David Leonhardt, noting the rooted economic elitism governing admissions at America's top colleges and universities, spotlights several excellent policies implemented by outgoing Amherst president Anthony Marx to bring more students of modest means to campus. these include devoting a higher percentage of the budget to aid, devoting more aid to grants as opposed to loans, and, most interestingly, focusing transfer recruitment on community colleges -- which, with their terrible completion records, act as a kind of natural selector of able students.
Leonhardt frames the problem well, noting that a) only 15% of students at the nation's elite colleges come from the lower half of the nation's income distribution, while two thirds come from the top quartile, b) if you screen out race as an admission factor, colleges are no likelier to admit a lower income student with a given SAT score than a higher income student with the same score, and c) only 44 percent of low-income high school seniors with high standardized test scores enroll in a four-year college.
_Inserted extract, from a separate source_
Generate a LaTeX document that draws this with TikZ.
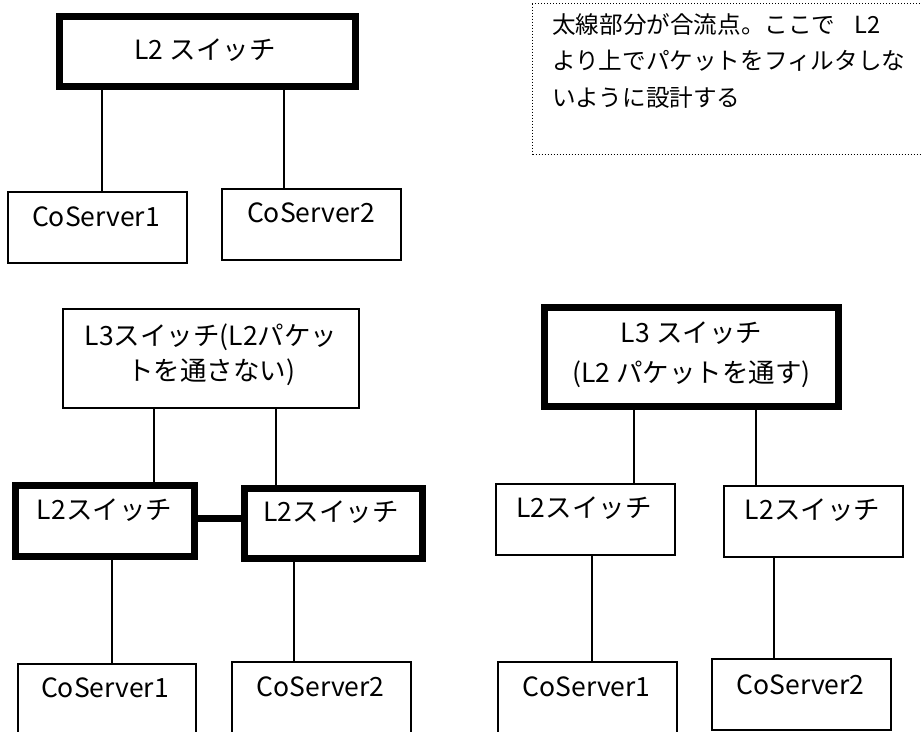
\documentclass[tikz,border=0pt]{standalone}
\usepackage{fontspec}
\setmainfont{Noto Sans CJK JP}
\tikzset{
  thin box/.style={draw, line width=1.3pt, inner sep=0pt, outer sep=0pt},
  thick box/.style={draw, line width=7pt, inner sep=0pt, outer sep=0pt},
  lbl/.style={inner sep=0pt, font=\fontsize{26.5}{35}\selectfont, align=center},
  conn/.style={line width=1.3pt},
  thick conn/.style={line width=7pt},
  note/.style={draw, dotted, line width=1pt, inner sep=0pt}
}
\begin{document}
\begin{tikzpicture}[x=1pt,y=-1pt]
\clip (0,0) rectangle (921,731);
\fill[white] (0,0) rectangle (921,731);

% ---------- top group ----------
\node[thick box, minimum width=296pt, minimum height=70pt] (topL2) at (207.5,51.5) {};
\node[lbl] (topL2t) at (205,50) {L2 スイッチ};
\node[thin box, minimum width=179pt, minimum height=71pt] (topC1) at (97.5,227.5) {};
\node[lbl] (topC1t) at (96,217) {CoServer1};
\node[thin box, minimum width=179pt, minimum height=71pt] (topC2) at (311.5,224.5) {};
\node[lbl] (topC2t) at (311,213) {CoServer2};
\draw[conn] (topL2.south -| 102,0) -- (topC1.north -| 102,0);
\draw[conn] (topL2.south -| 284,0) -- (topC2.north -| 284,0);

% ---------- note ----------
\node[note, minimum width=400pt, minimum height=151pt, anchor=north west] (note) at (532,3) {};
\node[inner sep=0pt, anchor=north west, align=left,
      font=\fontsize{23.6}{36.5}\selectfont] (notet) at (552,13)
  {太線部分が合流点。ここで\hspace{0.8em}L2\\より上でパケットをフィルタしな\\いように設計する};

% ---------- bottom-left group ----------
\node[thin box, minimum width=296pt, minimum height=99pt] (lL3) at (211,358.5) {};
\node[lbl] (lL3t) at (211,354.5) {L3スイッチ(L2パケッ\\トを通さない)};
\node[thick box, minimum width=179pt, minimum height=71pt] (lL2a) at (105,521) {};
\node[lbl] (lL2at) at (104.5,510) {L2スイッチ};
\node[thick box, minimum width=178pt, minimum height=70pt] (lL2b) at (333.5,523.5) {};
\node[lbl] (lL2bt) at (331,512) {L2スイッチ};
\draw[conn] (lL3.south -| 154,0) -- (lL2a.north -| 154,0);
\draw[conn] (lL3.south -| 276,0) -- (lL2b.north -| 276,0);
\draw[thick conn] (lL2a.east |- 0,518) -- (lL2b.west |- 0,518);
\node[thin box, minimum width=178pt, minimum height=71pt] (lC1) at (107,699.5) {};
\node[lbl] (lC1t) at (105,688) {CoServer1};
\node[thin box, minimum width=179pt, minimum height=71pt] (lC2) at (321.5,697.5) {};
\node[lbl] (lC2t) at (320.5,687) {CoServer2};
\draw[conn] (lL2a.south -| 112,0) -- (lC1.north -| 112,0);
\draw[conn] (lL2b.south -| 294,0) -- (lC2.north -| 294,0);

% ---------- bottom-right group ----------
\node[thick box, minimum width=294pt, minimum height=99pt] (rL3) at (691.5,357) {};
\node[lbl, font=\fontsize{26.5}{40}\selectfont] (rL3t) at (691.5,355) {L3 スイッチ\\(L2 パケットを通す)};
\node[thin box, minimum width=179pt, minimum height=71pt] (rL2a) at (585.5,519.5) {};
\node[lbl] (rL2at) at (584,508) {L2スイッチ};
\node[thin box, minimum width=179pt, minimum height=71pt] (rL2b) at (813.5,521.5) {};
\node[lbl] (rL2bt) at (812.5,510) {L2スイッチ};
\draw[conn] (rL3.south -| 634,0) -- (rL2a.north -| 634,0);
\draw[conn] (rL3.south -| 756,0) -- (rL2b.north -| 756,0);
\node[thin box, minimum width=179pt, minimum height=71pt] (rC1) at (587.5,697.5) {};
\node[lbl] (rC1t) at (586.5,687) {CoServer1};
\node[thin box, minimum width=179pt, minimum height=71pt] (rC2) at (801.5,694.5) {};
\node[lbl] (rC2t) at (800.5,685) {CoServer2};
\draw[conn] (rL2a.south -| 592,0) -- (rC1.north -| 592,0);
\draw[conn] (rL2b.south -| 774,0) -- (rC2.north -| 774,0);
\end{tikzpicture}
\end{document}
Beyond the scope of his article, however, is the really shocking extent of educational inequality that winnows the field well before students reach college age.
According to Stephen J. Rose's Rebound: Why America Will Emerge Stronger from the Financial Crisis, about three quarters of students in the lower three income quartiles either never take a college entrance exam at all or have combined SAT scores under 1000. That stat matches up neatly with the composition of the student body at elite colleges cited above.
Kudos to colleges that follow Amherst's lead and do everything they can to welcome non-wealthy students who have shown the ability and grit needed to thrive in a challenging academic environment. But the more intractable problems are the grotesque inequality in primary and secondary schools and the enormous cost of higher education in America.